Hedge funds with approved prospectus, which will comply, are required to make the necessary changes without seeking the Board’s approval and announce them on the fund’s PDP page and the official website of the Founder and notify the Board collectively within six business days following the end of each calendar year.

In case of any amendments to the already approved hedge fund prospectus, a recommendation was made to the Founder to comply with the new prospectus standard and to apply the above-mentioned procedure in case of changes in the information disclosed on the PDP.

 

2. Amendments to Article 4.3 of the Guideline on Investment Funds

With this amendment, (i) the investment funds founded/managed by the company that is the founder/manager of the fund, (ii) exchange traded funds, (iii) pension investment funds, (iv) venture capital investment funds and (v) real estate investment funds will not be taken into account while calculating of the number of investors.


If a threshold value consisting only of indices is determined by hedge funds for the purpose of comparing the portfolio return within the framework of the provisions of the Communiqué on Principles of Performance Presentation and Performance-Based Remuneration for Individual Portfolios and Collective Investment Schemes, and of Grading and Ranking Activities of Collective Investment Schemes (VII-128.5), this value may consist of maximum 2 components: (i) If a benchmark is set, a minimum of 5%in index weighting and the weight of foreign indices should not exceed 65%; and (ii) if the weight of the index included in the benchmark is 80% and above, it should be stated in the investment strategy of the fund that at least 80% of the total value of the fund will be invested in the asset group represented by the index.

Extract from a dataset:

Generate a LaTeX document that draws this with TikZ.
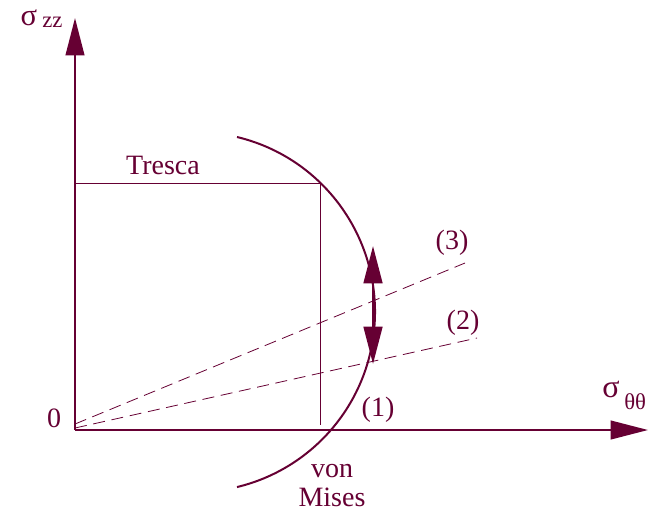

The above-mentioned amendments will have significant impacts on the operation and investment processes of hedge funds. Investors and fund managers are required to comply with these amendments save for the transitional provision mentioned above. In particular, it is important to fulfill the requirements regarding the new prospectus standards and PDP disclosures in an accurate and timely manner, and it is necessary to closely follow the current regulations.